Figure scripts
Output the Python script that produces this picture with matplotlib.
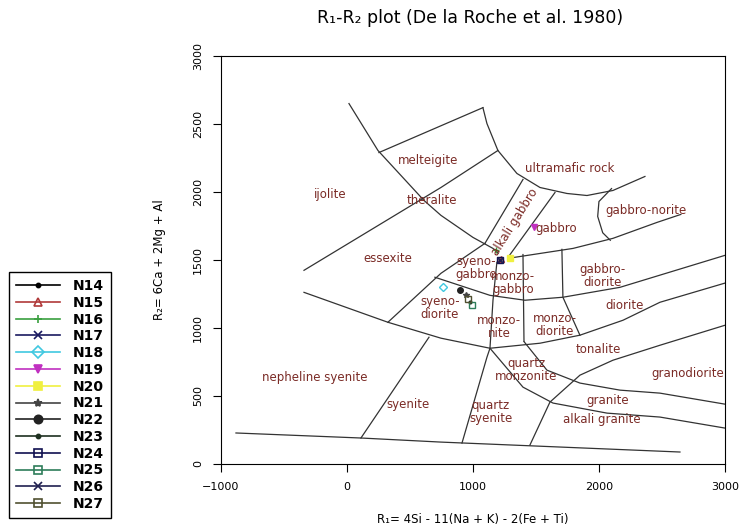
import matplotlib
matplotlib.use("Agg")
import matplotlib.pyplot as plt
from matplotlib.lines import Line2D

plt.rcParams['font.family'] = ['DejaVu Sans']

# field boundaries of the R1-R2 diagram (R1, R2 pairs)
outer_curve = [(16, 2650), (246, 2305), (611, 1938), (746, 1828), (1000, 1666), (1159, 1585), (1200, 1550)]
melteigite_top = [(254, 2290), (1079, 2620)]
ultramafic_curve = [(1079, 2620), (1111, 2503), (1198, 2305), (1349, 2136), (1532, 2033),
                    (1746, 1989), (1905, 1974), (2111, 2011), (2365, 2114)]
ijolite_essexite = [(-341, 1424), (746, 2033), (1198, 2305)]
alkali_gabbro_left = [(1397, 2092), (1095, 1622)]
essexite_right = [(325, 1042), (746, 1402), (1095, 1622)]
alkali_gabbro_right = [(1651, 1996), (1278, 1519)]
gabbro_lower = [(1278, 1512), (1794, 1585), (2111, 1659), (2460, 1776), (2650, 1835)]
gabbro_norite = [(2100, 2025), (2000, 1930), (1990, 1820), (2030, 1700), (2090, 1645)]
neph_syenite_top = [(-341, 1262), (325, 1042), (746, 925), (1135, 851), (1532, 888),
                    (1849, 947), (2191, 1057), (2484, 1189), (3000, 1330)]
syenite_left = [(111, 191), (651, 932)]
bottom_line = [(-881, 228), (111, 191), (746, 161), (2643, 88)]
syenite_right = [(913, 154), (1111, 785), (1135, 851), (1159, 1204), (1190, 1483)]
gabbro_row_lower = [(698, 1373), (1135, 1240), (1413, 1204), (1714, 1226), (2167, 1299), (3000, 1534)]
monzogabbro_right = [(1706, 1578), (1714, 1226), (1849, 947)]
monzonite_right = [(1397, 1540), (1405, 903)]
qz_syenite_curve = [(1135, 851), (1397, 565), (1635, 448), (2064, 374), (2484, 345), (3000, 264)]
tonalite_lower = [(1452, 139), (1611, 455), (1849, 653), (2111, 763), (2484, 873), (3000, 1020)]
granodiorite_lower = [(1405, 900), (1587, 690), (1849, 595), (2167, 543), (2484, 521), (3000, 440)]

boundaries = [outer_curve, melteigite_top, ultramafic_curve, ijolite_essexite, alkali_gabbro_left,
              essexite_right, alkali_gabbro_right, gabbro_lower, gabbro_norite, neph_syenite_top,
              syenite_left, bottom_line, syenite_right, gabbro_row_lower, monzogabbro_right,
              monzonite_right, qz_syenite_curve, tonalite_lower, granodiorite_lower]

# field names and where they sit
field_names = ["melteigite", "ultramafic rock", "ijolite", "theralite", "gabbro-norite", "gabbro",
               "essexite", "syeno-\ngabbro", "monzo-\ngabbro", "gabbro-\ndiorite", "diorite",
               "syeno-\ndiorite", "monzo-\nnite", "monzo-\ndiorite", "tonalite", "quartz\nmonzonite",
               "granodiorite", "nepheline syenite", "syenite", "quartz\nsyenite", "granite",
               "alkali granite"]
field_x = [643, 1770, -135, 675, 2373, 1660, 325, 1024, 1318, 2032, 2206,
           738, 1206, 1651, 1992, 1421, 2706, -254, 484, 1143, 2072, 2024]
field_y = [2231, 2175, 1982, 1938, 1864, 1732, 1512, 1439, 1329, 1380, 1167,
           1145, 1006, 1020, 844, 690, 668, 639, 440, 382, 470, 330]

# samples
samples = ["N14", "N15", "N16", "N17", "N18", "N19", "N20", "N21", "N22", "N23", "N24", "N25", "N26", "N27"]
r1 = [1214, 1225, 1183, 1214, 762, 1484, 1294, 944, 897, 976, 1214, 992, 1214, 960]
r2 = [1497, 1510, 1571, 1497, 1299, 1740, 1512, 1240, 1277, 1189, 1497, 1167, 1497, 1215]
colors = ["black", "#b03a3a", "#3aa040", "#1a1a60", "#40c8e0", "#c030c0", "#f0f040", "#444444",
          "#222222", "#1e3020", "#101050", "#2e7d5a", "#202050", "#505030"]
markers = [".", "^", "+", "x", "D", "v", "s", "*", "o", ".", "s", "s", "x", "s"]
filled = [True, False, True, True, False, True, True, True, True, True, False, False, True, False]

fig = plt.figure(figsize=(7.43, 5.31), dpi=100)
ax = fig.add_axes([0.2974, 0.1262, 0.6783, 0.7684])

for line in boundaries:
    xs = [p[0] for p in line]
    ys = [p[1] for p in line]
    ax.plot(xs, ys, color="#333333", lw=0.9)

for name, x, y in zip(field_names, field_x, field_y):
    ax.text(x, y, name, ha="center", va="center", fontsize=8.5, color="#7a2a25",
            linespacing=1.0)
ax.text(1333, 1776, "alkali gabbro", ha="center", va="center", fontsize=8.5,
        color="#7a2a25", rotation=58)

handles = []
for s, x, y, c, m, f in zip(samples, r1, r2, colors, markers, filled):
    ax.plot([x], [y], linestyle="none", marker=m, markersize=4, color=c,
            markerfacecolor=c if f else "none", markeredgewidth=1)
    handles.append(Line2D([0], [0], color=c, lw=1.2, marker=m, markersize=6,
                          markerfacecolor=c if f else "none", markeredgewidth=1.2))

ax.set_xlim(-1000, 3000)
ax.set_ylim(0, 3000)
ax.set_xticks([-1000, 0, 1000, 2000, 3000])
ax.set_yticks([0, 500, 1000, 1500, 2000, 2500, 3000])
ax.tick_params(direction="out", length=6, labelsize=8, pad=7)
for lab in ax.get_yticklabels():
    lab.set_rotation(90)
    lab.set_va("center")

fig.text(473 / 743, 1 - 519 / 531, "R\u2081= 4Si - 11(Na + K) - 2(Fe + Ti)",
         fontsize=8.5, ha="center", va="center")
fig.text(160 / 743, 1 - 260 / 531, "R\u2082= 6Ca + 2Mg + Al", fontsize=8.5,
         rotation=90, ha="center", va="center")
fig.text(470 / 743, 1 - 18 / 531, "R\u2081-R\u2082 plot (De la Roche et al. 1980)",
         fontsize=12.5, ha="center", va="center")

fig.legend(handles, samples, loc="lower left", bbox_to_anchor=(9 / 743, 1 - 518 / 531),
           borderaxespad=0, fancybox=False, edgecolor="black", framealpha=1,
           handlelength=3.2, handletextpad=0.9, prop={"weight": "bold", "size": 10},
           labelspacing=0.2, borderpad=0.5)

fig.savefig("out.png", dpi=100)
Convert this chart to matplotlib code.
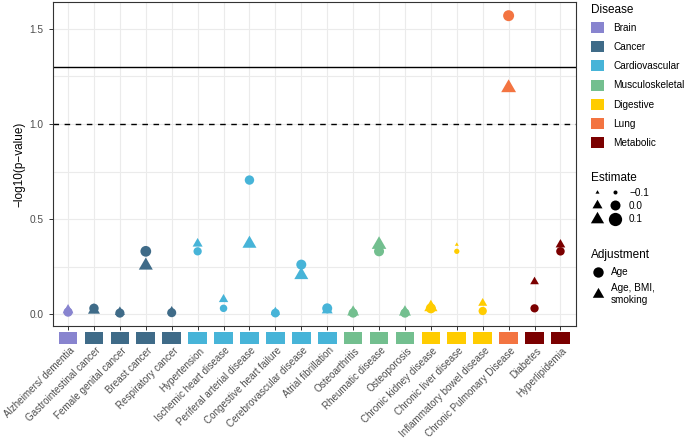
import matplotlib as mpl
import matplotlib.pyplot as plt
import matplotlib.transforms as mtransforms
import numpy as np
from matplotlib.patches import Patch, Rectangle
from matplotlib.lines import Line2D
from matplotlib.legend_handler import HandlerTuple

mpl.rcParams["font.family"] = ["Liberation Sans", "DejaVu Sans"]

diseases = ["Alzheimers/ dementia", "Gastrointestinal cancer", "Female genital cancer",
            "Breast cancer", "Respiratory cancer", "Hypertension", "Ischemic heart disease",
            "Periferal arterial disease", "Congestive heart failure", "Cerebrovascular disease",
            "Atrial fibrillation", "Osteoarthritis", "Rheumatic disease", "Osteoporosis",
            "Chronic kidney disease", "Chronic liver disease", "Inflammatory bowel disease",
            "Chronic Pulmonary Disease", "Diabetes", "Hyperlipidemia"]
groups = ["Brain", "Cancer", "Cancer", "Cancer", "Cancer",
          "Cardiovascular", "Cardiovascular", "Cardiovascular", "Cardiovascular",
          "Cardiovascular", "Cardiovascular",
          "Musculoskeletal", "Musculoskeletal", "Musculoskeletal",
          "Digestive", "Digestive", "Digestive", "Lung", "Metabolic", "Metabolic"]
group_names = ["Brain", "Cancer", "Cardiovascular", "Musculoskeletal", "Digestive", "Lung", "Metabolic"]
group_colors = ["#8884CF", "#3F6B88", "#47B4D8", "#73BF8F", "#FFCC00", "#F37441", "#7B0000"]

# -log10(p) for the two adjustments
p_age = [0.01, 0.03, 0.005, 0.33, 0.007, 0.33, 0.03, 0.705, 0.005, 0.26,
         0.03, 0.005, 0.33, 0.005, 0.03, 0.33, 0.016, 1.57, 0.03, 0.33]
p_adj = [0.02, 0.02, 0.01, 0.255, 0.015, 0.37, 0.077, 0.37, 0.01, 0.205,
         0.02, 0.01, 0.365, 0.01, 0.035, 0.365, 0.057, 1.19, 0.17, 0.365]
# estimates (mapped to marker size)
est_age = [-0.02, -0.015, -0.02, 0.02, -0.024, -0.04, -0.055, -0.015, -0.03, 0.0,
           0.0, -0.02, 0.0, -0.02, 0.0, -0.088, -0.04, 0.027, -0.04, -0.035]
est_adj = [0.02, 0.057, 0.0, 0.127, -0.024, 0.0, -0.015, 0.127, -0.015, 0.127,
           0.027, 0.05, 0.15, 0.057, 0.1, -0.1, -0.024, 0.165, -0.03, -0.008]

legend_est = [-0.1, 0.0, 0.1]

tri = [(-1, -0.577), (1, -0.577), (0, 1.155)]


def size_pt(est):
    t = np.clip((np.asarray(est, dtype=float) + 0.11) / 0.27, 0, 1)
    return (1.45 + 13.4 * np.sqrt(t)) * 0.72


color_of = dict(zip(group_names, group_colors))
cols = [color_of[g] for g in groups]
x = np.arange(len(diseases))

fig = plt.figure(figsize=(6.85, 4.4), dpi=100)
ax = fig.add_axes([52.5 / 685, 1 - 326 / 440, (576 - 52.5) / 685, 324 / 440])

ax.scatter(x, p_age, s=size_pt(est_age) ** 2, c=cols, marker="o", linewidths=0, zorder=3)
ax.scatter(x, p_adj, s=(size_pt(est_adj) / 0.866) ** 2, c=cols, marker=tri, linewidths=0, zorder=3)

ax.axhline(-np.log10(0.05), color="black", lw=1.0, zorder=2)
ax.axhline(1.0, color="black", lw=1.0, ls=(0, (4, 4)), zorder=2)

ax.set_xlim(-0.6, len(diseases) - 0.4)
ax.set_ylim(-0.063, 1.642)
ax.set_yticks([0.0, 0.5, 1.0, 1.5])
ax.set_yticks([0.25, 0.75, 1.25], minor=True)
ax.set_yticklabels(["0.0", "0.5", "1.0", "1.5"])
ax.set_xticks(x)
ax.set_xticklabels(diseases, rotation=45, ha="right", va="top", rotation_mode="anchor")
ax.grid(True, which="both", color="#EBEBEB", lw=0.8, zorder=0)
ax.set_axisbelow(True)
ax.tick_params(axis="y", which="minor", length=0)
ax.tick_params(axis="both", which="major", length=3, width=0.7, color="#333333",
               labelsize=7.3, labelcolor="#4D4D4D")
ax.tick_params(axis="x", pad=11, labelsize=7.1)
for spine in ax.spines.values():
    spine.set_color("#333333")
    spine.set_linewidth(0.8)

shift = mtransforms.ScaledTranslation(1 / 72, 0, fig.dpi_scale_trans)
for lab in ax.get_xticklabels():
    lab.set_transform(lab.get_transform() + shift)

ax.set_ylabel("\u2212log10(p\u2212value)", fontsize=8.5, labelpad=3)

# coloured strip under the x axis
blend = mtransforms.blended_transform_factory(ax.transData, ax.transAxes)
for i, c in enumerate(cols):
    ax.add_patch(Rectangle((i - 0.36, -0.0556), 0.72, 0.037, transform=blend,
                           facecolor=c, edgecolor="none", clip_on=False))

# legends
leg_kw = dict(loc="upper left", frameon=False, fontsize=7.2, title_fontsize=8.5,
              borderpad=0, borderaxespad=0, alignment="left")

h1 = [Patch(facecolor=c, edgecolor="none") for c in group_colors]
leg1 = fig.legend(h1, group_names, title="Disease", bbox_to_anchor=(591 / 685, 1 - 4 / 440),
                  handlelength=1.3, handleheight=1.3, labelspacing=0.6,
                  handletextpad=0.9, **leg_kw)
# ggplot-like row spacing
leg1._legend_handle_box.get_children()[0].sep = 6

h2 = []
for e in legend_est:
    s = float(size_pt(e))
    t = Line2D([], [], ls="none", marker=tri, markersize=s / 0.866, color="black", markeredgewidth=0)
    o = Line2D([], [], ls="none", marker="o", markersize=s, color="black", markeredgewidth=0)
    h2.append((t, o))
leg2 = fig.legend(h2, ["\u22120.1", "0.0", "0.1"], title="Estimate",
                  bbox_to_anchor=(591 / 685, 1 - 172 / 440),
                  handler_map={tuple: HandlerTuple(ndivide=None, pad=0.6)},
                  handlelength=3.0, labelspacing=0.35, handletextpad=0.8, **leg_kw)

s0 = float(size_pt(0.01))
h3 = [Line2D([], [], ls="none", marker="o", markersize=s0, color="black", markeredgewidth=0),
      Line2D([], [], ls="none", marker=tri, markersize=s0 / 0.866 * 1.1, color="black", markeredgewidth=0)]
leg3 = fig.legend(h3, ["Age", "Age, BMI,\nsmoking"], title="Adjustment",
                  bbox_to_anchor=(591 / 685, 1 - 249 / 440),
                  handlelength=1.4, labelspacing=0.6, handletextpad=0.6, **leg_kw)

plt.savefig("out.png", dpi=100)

--- Given request ---
Copy the records above from the first line through the line containing "plt.rcParams['font.family'] = ['DejaVu Sans']", both included, and leave out any pictures.

--- Finished exercise ---
Output the Python script that produces this picture with matplotlib.
import matplotlib
matplotlib.use("Agg")
import matplotlib.pyplot as plt
from matplotlib.lines import Line2D

plt.rcParams['font.family'] = ['DejaVu Sans']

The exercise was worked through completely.